Other taxes, custom duties and demands under adjudication, appeal or disputes and related interest for some disputes as at 31 March 2020 amounted to approximately Rs. 143.2 billion (S$2.70 billion). In respect of some of the tax issues, pending final decisions, Airtel had deposited amounts with statutory authorities.

(b) AIS, a joint venture of the Group, has various commercial disputes and significant litigations which are pending adjudication.

CAT Telecom Public Company Limited (“CAT”) has demanded that AIS’ subsidiary, Digital Phone Company Limited (“DPC”) pay additional revenue share of THB 3.4 billion (S$148 million) arising from the abolishment of excise tax, as well as to transfer the telecommunications systems which would have been supplied under the Concession Agreement between CAT and DPC of THB 13.4 billion (S$583 million) or to pay the same amount plus interest.

TOT Public Company Limited (“TOT”) has demanded that AIS pay the following:

(a) additional charges for porting of subscribers from 900MHz to 2100MHz network of THB 41.1 billion (S$1.78 billion) plus interest.

(b) additional revenue share of THB 36.2 billion (S$1.57 billion) plus interest based on gross interconnection income from 2007 to 2015.

(c) additional revenue share of THB 62.8 billion (S$2.72 billion) arising from what TOT claims to be an illegality of two amendments made to the Concession Agreement, namely, Amendment 6 (regarding reduction in prepaid revenue share rate) made in 2001 and Amendment 7 (regarding deduction of roaming expense from revenue share) made in 2002, which have resulted in lower revenue share. In January 2020, AIS received the award from the Arbitral Tribunal to pay THB 31.1 billion (S$1.35 billion) and 1.25% interest per month after 30 November 2015. In April 2020, AIS filed a motion to the Central Administrative Court to set aside this award.

As at 31 March 2020, other claims against AIS and its subsidiaries which are pending adjudication amounted to THB 16.1 billion (S$698 million).

The above claims have not included potential interest and penalty.

AIS believes that the above claims will be settled in favour of AIS and will have no material impact to its financial statements.

(c) In October 2017, Intouch and its subsidiary, Thaicom Public Company Limited (“Thaicom”) received letters from the Ministry of Digital Economy and Society (the “Ministry”) stating that Thaicom 7 and Thaicom 8 satellites (the “Satellites”) are governed under the terms of a 1991 satellite operating agreement between Intouch and the Ministry which entails the transfer of asset ownership, procurement of backup satellites, payment of revenue share, and procurement of property insurance. Intouch and Thaicom have obtained legal advice and are of the opinion that the Satellites are not covered under the Agreement but instead under the licence from the National Broadcasting and Telecommunications Commission. This case is pending arbitration.
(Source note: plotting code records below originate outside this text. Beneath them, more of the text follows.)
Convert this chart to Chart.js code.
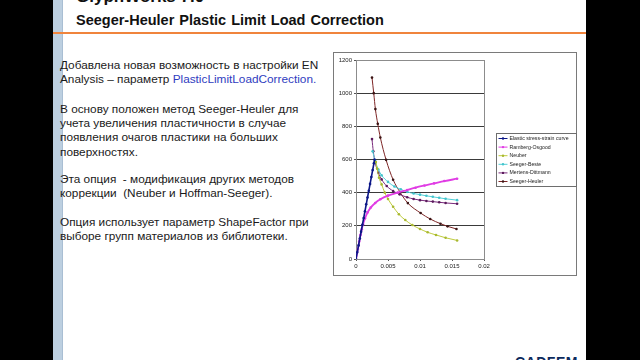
<!DOCTYPE html>
<html>
<head>
<meta charset="utf-8">
<script src="https://cdn.jsdelivr.net/npm/chart.js@4/dist/chart.umd.min.js"></script>
<style>
  html, body { margin: 0; padding: 0; background: #000; }
  body { width: 640px; height: 360px; position: relative; overflow: hidden; font-family: "Liberation Sans", Arial, sans-serif; }
  #slide { position: absolute; left: 53px; top: 0; width: 533px; height: 360px; background: #fff; overflow: hidden; }
  #stripe { position: absolute; left: 0; top: 0; width: 9px; height: 360px; background: #bccfe0; border-right: 1px solid #a9bed3; }
  #rule { position: absolute; left: 0; top: 32px; width: 533px; height: 2px; background: #f0843c; }
  .t1 { position: absolute; left: 23px; top: -13px; font-weight: bold; font-size: 17px; color: #111; white-space: nowrap; }
  .t2 { position: absolute; left: 23px; top: 12px; font-weight: bold; font-size: 14.5px; color: #111; white-space: nowrap; word-spacing: 1px; }
  .p { position: absolute; left: 7px; font-size: 11.8px; line-height: 14.2px; color: #1a1a1a; white-space: nowrap; }
  .hl { color: #2f3cc0; }
  #logo { position: absolute; left: 462px; top: 354px; font-weight: bold; font-size: 14px; line-height: 16px; color: #0c2a5c; letter-spacing: 0.5px; }
  #chartBox { position: absolute; left: 280px; top: 52px; width: 244px; height: 224px; }
</style>
</head>
<body>
<div id="slide">
  <div id="stripe"></div>
  <div class="t1">GlyphWorks 7.0 –</div>
  <div class="t2">Seeger-Heuler Plastic Limit Load Correction</div>
  <div id="rule"></div>
  <div class="p" style="top:58px">Добавлена новая возможность в настройки EN<br>Analysis – параметр <span class="hl">PlasticLimitLoadCorrection.</span></div>
  <div class="p" style="top:102px">В основу положен метод Seeger-Heuler для<br>учета увеличения пластичности в случае<br>появления очагов пластики на больших<br>поверхностях.</div>
  <div class="p" style="top:172px">Эта опция&nbsp; - модификация других методов<br>коррекции&nbsp; (Neuber и Hoffman-Seeger).</div>
  <div class="p" style="top:215px">Опция использует параметр ShapeFactor при<br>выборе групп материалов из библиотеки.</div>
  <div id="logo">CADFEM</div>
  <div id="chartBox"><canvas id="c" width="244" height="224"></canvas></div>
</div>
<script>
// Strain (x) and stress (y) readings for each curve
const elasticStrain = [0, 0.0002, 0.0004, 0.0006, 0.0008, 0.001, 0.0012, 0.0014, 0.0016, 0.0018, 0.002, 0.0022, 0.0024, 0.0026, 0.0028, 0.0029];
const elasticStress = [0, 41, 82, 124, 165, 206, 247, 288, 330, 371, 412, 453, 494, 536, 577, 600];

const rambergStrain = [0, 0.0003, 0.0005, 0.0007, 0.0009, 0.0011, 0.0014, 0.0018, 0.0023, 0.003, 0.0038, 0.005, 0.0065, 0.008, 0.0093, 0.0107, 0.0122, 0.0138, 0.0158];
const rambergStress = [0, 60, 105, 145, 180, 210, 245, 280, 310, 338, 360, 382, 400, 416, 430, 443, 456, 470, 484];

const neuberStrain = [0.0031, 0.0033, 0.0036, 0.004, 0.0045, 0.005, 0.0058, 0.0067, 0.0077, 0.0088, 0.01, 0.0112, 0.0125, 0.014, 0.0158];
const neuberStress = [585, 545, 490, 450, 400, 362, 315, 270, 235, 205, 181, 161, 145, 128, 112];

const besteStrain = [0.0026, 0.003, 0.0035, 0.004, 0.005, 0.006, 0.007, 0.008, 0.009, 0.01, 0.011, 0.012, 0.013, 0.014, 0.0158];
const besteStress = [650, 590, 540, 505, 465, 437, 420, 405, 395, 388, 381, 375, 369, 363, 355];

const mertensStrain = [0.0025, 0.0027, 0.003, 0.0035, 0.004, 0.0048, 0.0058, 0.0068, 0.008, 0.009, 0.01, 0.011, 0.012, 0.013, 0.014, 0.0158];
const mertensStress = [723, 650, 580, 520, 480, 440, 410, 390, 372, 362, 355, 350, 346, 342, 338, 333];

const heulerStrain = [0.0025, 0.00277, 0.00303, 0.0034, 0.0038, 0.0047, 0.0058, 0.0069, 0.0081, 0.0101, 0.0116, 0.0132, 0.0143, 0.0157];
const heulerStress = [1094, 1000, 904, 815, 733, 598, 478, 402, 337, 277, 241, 213, 197, 181];

const seriesNames = ['Elastic stress-strain curve', 'Ramberg-Osgood', 'Neuber', 'Seeger-Beste', 'Mertens-Dittmann', 'Seeger-Heuler'];
const xTickLabels = ['0', '0.005', '0.01', '0.015', '0.02'];
const yTickLabels = ['0', '200', '400', '600', '800', '1000', '1200'];

const colours = ['#0b1687', '#e03ce4', '#bfcc3c', '#52d0d8', '#7a2a7c', '#7e2626'];
const markerColours = ['#0b1687', '#e03ce4', '#a8b830', '#44c4cc', '#5a1a5c', '#3a1414'];
const widths = [1.6, 1.8, 1, 1, 1, 1];

function pts(xs, ys) { return xs.map((x, i) => ({ x: x, y: ys[i] })); }
const pairs = [
  [elasticStrain, elasticStress], [rambergStrain, rambergStress], [neuberStrain, neuberStress],
  [besteStrain, besteStress], [mertensStrain, mertensStress], [heulerStrain, heulerStress]
];

const datasets = pairs.map((p, i) => ({
  label: seriesNames[i],
  data: pts(p[0], p[1]),
  showLine: true,
  borderColor: colours[i],
  backgroundColor: markerColours[i],
  borderWidth: widths[i],
  pointRadius: 1.3,
  pointBorderWidth: 0,
  cubicInterpolationMode: i === 0 ? 'default' : 'monotone',
  tension: i === 0 ? 0 : 0.4
}));

// Frame, plot border and the boxed legend on the right
const decor = {
  id: 'decor',
  beforeDraw(chart) {
    const ctx = chart.ctx;
    ctx.save();
    ctx.fillStyle = '#fff';
    ctx.fillRect(0, 0, chart.width, chart.height);
    ctx.strokeStyle = '#7a7a7a';
    ctx.lineWidth = 1;
    ctx.strokeRect(0.5, 0.5, chart.width - 1, chart.height - 1);
    ctx.restore();
  },
  beforeDatasetsDraw(chart) {
    const a = chart.chartArea, ctx = chart.ctx;
    ctx.save();
    ctx.strokeStyle = '#8c8c8c';
    ctx.lineWidth = 1;
    ctx.strokeRect(Math.round(a.left) + 0.5, Math.round(a.top) + 0.5, Math.round(a.right - a.left), Math.round(a.bottom - a.top));
    ctx.restore();
  },
  afterDraw(chart) {
    const ctx = chart.ctx;
    const bx = 163.5, by = 81.5, bw = 80, bh = 53;
    ctx.save();
    ctx.fillStyle = '#fff';
    ctx.fillRect(bx, by, bw, bh);
    ctx.strokeStyle = '#6e6e6e';
    ctx.lineWidth = 1;
    ctx.strokeRect(bx, by, bw, bh);
    ctx.font = '5.2px "Liberation Sans", Arial, sans-serif';
    ctx.textBaseline = 'middle';
    chart.data.datasets.forEach((d, i) => {
      const y = by + 5 + i * 8.6;
      ctx.strokeStyle = d.borderColor;
      ctx.lineWidth = 1;
      ctx.beginPath(); ctx.moveTo(bx + 2, y); ctx.lineTo(bx + 11, y); ctx.stroke();
      ctx.fillStyle = d.backgroundColor;
      ctx.beginPath(); ctx.arc(bx + 6.5, y, 1.2, 0, Math.PI * 2); ctx.fill();
      ctx.fillStyle = '#222';
      ctx.fillText(d.label, bx + 13, y);
    });
    ctx.restore();
  }
};

new Chart(document.getElementById('c'), {
  type: 'scatter',
  data: { datasets: datasets },
  plugins: [decor],
  options: {
    responsive: false,
    animation: false,
    devicePixelRatio: 1,
    layout: { padding: { left: 0, top: 8, right: 93, bottom: 0 } },
    plugins: { legend: { display: false }, tooltip: { enabled: false } },
    scales: {
      x: {
        type: 'linear', min: 0, max: 0.02,
        afterFit: s => { s.height = 17; },
        afterBuildTicks: s => { s.ticks = xTickLabels.map(v => ({ value: parseFloat(v) })); },
        ticks: { callback: (v, i) => xTickLabels[i], color: '#222', font: { size: 6, family: '"Liberation Sans", Arial' }, padding: 2, maxRotation: 0, autoSkip: false },
        grid: { drawOnChartArea: false, drawTicks: true, tickLength: 2, tickColor: '#555' },
        border: { display: false }
      },
      y: {
        type: 'linear', min: 0, max: 1200,
        afterFit: s => { s.width = 23; },
        afterBuildTicks: s => { s.ticks = yTickLabels.map(v => ({ value: parseFloat(v) })); },
        ticks: { callback: (v, i) => yTickLabels[i], color: '#222', font: { size: 6, family: '"Liberation Sans", Arial' }, padding: 2, autoSkip: false },
        grid: {
          color: c => (c.tick && (c.tick.value === 0 || c.tick.value === 1200)) ? 'rgba(0,0,0,0)' : '#3a3a3a',
          lineWidth: 1, drawTicks: true, tickLength: 2, tickColor: '#555'
        },
        border: { display: false }
      }
    }
  }
});
</script>
</body>
</html>
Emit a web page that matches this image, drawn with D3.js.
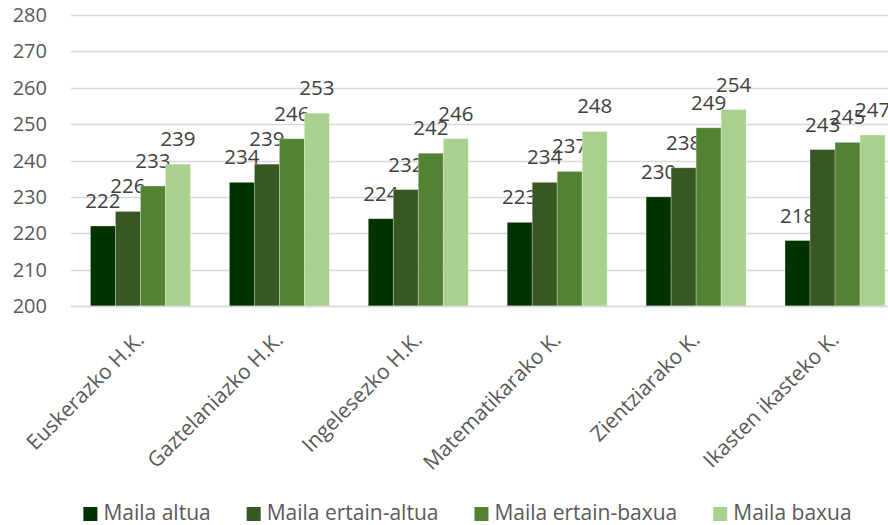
<!DOCTYPE html>
<html>
<head>
<meta charset="utf-8">
<script src="https://cdn.jsdelivr.net/npm/d3@7"></script>
<style>
  html, body { margin: 0; padding: 0; background: #fff; }
  svg { display: block; font-family: "Open Sans", "Liberation Sans", sans-serif; }
</style>
</head>
<body>
<svg id="chart" width="888" height="525"></svg>
<script>
// Subject areas (x categories)
const categories = [
  "Euskerazko H.K.",
  "Gaztelaniazko H.K.",
  "Ingelesezko H.K.",
  "Matematikarako K.",
  "Zientziarako K.",
  "Ikasten ikasteko K."
];

// Achievement level series
const seriesNames = ["Maila altua", "Maila ertain-altua", "Maila ertain-baxua", "Maila baxua"];
const mailaAltua       = [222, 234, 224, 223, 230, 218];
const mailaErtainAltua = [226, 239, 232, 234, 238, 243];
const mailaErtainBaxua = [233, 246, 242, 237, 249, 245];
const mailaBaxua       = [239, 253, 246, 248, 254, 247];
const seriesValues = [mailaAltua, mailaErtainAltua, mailaErtainBaxua, mailaBaxua];
const seriesColors = ["#003300", "#385723", "#548235", "#a9d18e"];

// Y axis ticks
const yTicks = [200, 210, 220, 230, 240, 250, 260, 270, 280];

const svg = d3.select("#chart");
const W = 888, H = 525;
const plot = { left: 71, right: 904.5, top: 15, bottom: 306 };

const y = d3.scaleLinear().domain([200, 280]).range([plot.bottom, plot.top]);
const x0 = d3.scaleBand().domain(categories)
  .range([plot.left, plot.right]).paddingInner(0.28).paddingOuter(0.14);
const x1 = d3.scaleBand().domain(seriesNames).range([0, x0.bandwidth()]).padding(0);

const textColor = "#595959";
const labelColor = "#404040";

// Horizontal gridlines
svg.append("g").selectAll("line").data(yTicks).join("line")
  .attr("x1", plot.left).attr("x2", W)
  .attr("y1", d => Math.round(y(d)) + 0.5).attr("y2", d => Math.round(y(d)) + 0.5)
  .attr("stroke", "#d9d9d9").attr("stroke-width", 1.3);

// Y tick labels
svg.append("g").selectAll("text").data(yTicks).join("text")
  .attr("x", 47).attr("y", d => y(d)).attr("dy", "0.35em")
  .attr("text-anchor", "end").attr("font-size", 20).attr("fill", textColor)
  .text(d => d);

// Bars and value labels, one series at a time
seriesNames.forEach((name, si) => {
  const g = svg.append("g");
  const vals = seriesValues[si];
  g.selectAll("rect").data(categories).join("rect")
    .attr("x", (c) => x0(c) + x1(name))
    .attr("y", (c, i) => y(vals[i]))
    .attr("width", x1.bandwidth())
    .attr("height", (c, i) => plot.bottom - y(vals[i]))
    .attr("fill", seriesColors[si])
    .attr("stroke", "rgba(255,255,255,0.35)").attr("stroke-width", 0.8);
  g.selectAll("text").data(categories).join("text")
    .attr("x", (c) => x0(c) + x1(name) + x1.bandwidth() / 2)
    .attr("y", (c, i) => y(vals[i]) - 18)
    .attr("text-anchor", "middle").attr("font-size", 20.5).attr("fill", labelColor)
    .text((c, i) => vals[i]);
});

// Category axis line
svg.append("line")
  .attr("x1", plot.left).attr("x2", W)
  .attr("y1", Math.round(plot.bottom) + 0.5).attr("y2", Math.round(plot.bottom) + 0.5)
  .attr("stroke", "#d9d9d9").attr("stroke-width", 1.3);

// Rotated category labels
svg.append("g").selectAll("text").data(categories).join("text")
  .attr("transform", c => `translate(${x0(c) + x0.bandwidth() / 2 + 5},${plot.bottom + 35}) rotate(-45)`)
  .attr("text-anchor", "end").attr("font-size", 21).attr("fill", textColor)
  .text(c => c);

// Legend
const legend = svg.append("g");
const items = legend.selectAll("g").data(seriesNames).join("g");
items.append("rect").attr("width", 14).attr("height", 14).attr("y", 507)
  .attr("fill", (d, i) => seriesColors[i]);
items.append("text").attr("x", 20).attr("y", 519.5)
  .attr("font-size", 21).attr("fill", textColor).text(d => d);
let widths = [];
items.each(function () { widths.push(d3.select(this).select("text").node().getComputedTextLength()); });
const gap = 36;
const total = d3.sum(widths, w => 20 + w) + gap * (widths.length - 1);
let cx = 467.5 - total / 2;
items.each(function (d, i) {
  d3.select(this).attr("transform", `translate(${cx},0)`);
  cx += 20 + widths[i] + gap;
});
</script>
</body>
</html>
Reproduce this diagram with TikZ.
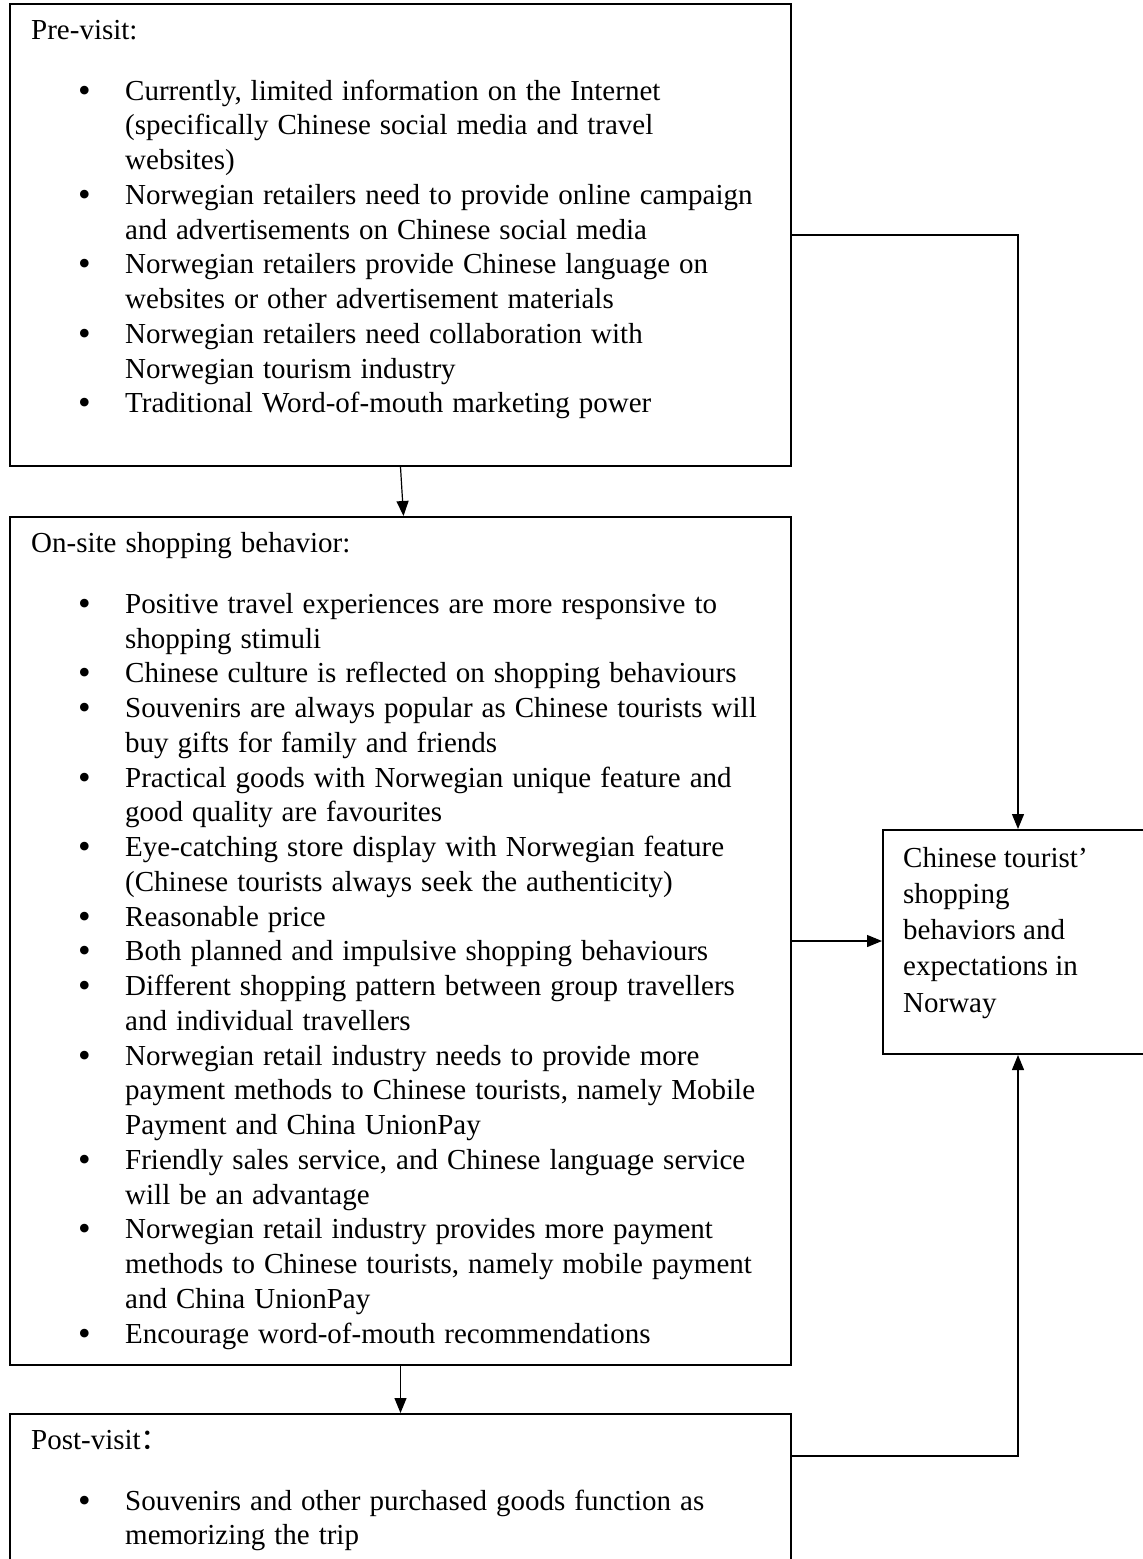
\documentclass[tikz,border=0pt]{standalone}
\usepackage{fontspec}
\setmainfont{Liberation Serif}
\newfontfamily\cjk{Noto Sans CJK SC}
\usetikzlibrary{arrows.meta}
\newcommand\bul{\makebox[94pt][l]{\hspace*{47pt}\raisebox{-2pt}{\fontsize{36pt}{36pt}\selectfont•}}}
\newcommand\cnt{\hspace*{94pt}}
\newcommand\boxfont{\fontsize{29pt}{34.75pt}\selectfont\spaceskip=9pt plus 2pt minus 1pt\relax}
\newcommand\goalfont{\fontsize{29pt}{36.3pt}\selectfont\relax}
\tikzset{
  box/.style={draw, line width=2pt, anchor=north west, inner sep=0pt},
  txt/.style={anchor=base west, inner sep=0pt, align=left, font=\boxfont},
  arr/.style={-{Triangle[length=15pt,width=12pt]}, line width=1.2pt}
}
\begin{document}
\begin{tikzpicture}[x=1pt,y=-1pt]
\clip (0,0) rectangle (1143,1559);
\fill[white] (0,0) rectangle (1143,1559);
% boxes
\node[box, minimum width=781pt, minimum height=462pt] (b1) at (9,3) {};
\node[box, minimum width=781pt, minimum height=848pt] (b2) at (9,516) {};
\node[box, minimum width=781pt, minimum height=300pt] (b3) at (9,1413) {};
\node[box, minimum width=270pt, minimum height=224pt] (r) at (882,829) {};
% texts (anchored at the baseline of their last line)
\node[txt] (t1) at (31,412.8) {Pre-visit:\\[26.25pt]
\bul Currently, limited information on the Internet\\
\cnt (specifically Chinese social media and travel\\
\cnt websites)\\
\bul Norwegian retailers need to provide online campaign\\
\cnt and advertisements on Chinese social media\\
\bul Norwegian retailers provide Chinese language on\\
\cnt websites or other advertisement materials\\
\bul Norwegian retailers need collaboration with\\
\cnt Norwegian tourism industry\\
\bul Traditional Word-of-mouth marketing power};
\node[txt] (t2) at (31,1343) {On-site shopping behavior:\\[26.25pt]
\bul Positive travel experiences are more responsive to\\
\cnt shopping stimuli\\
\bul Chinese culture is reflected on shopping behaviours\\
\bul Souvenirs are always popular as Chinese tourists will\\
\cnt buy gifts for family and friends\\
\bul Practical goods with Norwegian unique feature and\\
\cnt good quality are favourites\\
\bul Eye-catching store display with Norwegian feature\\
\cnt (Chinese tourists always seek the authenticity)\\
\bul Reasonable price\\
\bul Both planned and impulsive shopping behaviours\\
\bul Different shopping pattern between group travellers\\
\cnt and individual travellers\\
\bul Norwegian retail industry needs to provide more\\
\cnt payment methods to Chinese tourists, namely Mobile\\
\cnt Payment and China UnionPay\\
\bul Friendly sales service, and Chinese language service\\
\cnt will be an advantage\\
\bul Norwegian retail industry provides more payment\\
\cnt methods to Chinese tourists, namely mobile payment\\
\cnt and China UnionPay\\
\bul Encourage word-of-mouth recommendations};
\node[txt] (t3) at (31,1544.75) {Post-visit{\cjk ：}\\[26.25pt]
\bul Souvenirs and other purchased goods function as\\
\cnt memorizing the trip};
\node[txt, font=\goalfont] (t4) at (903,1012.2) {Chinese tourist’\\shopping\\behaviors and\\expectations in\\Norway};
% connectors
\coordinate (b3out) at ([yshift=-43pt]b3.north east);
\draw[arr] (b1.east) -| (r.north);
\draw[arr] (b2.east) -- (b2.east -| r.west);
\draw[arr] (b3out) -| (r.south);
\draw[arr] (b1.south) -- ([xshift=3pt]b2.north);
\draw[arr] (b2.south) -- (b3.north);
\end{tikzpicture}
\end{document}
(d) Globe, a joint venture of the Group, is contingently liable for various claims arising in the ordinary conduct of business and certain tax assessments which are either pending decision by the Courts or are being contested, the outcome of which are not presently determinable. In the opinion of Globe’s management and legal counsel, the eventual liability under these claims, if any, will not have a material or adverse effect on Globe’s financial position and results of operations.

In June 2016, the Philippine Competition Commission (“PCC”) claimed that the Joint Notice of Acquisition filed by Globe, PLDT Inc. (“PLDT”) and San Miguel Corporation (“SMC”) on the acquisition of SMC’s telecommunications business was deficient and cannot be claimed to be deemed approved. In July 2016, Globe filed a petition with the Court of Appeals of the Philippines (“CA”) to stop the PCC from reviewing the acquisition. In October 2017, the CA ruled in favour of Globe and PLDT, and declared the acquisition as valid and deemed approved. PCC subsequently elevated the case to the Supreme Court to review the CA’s rulings.

(e) As at 31 March 2020, Telkomsel, a joint venture of the Group, has filed appeals and cross-appeals amounting to approximately IDR 492 billion (S$43 million) for various tax claims arising in certain tax assessments which are pending final decisions, the outcome of which is not presently determinable.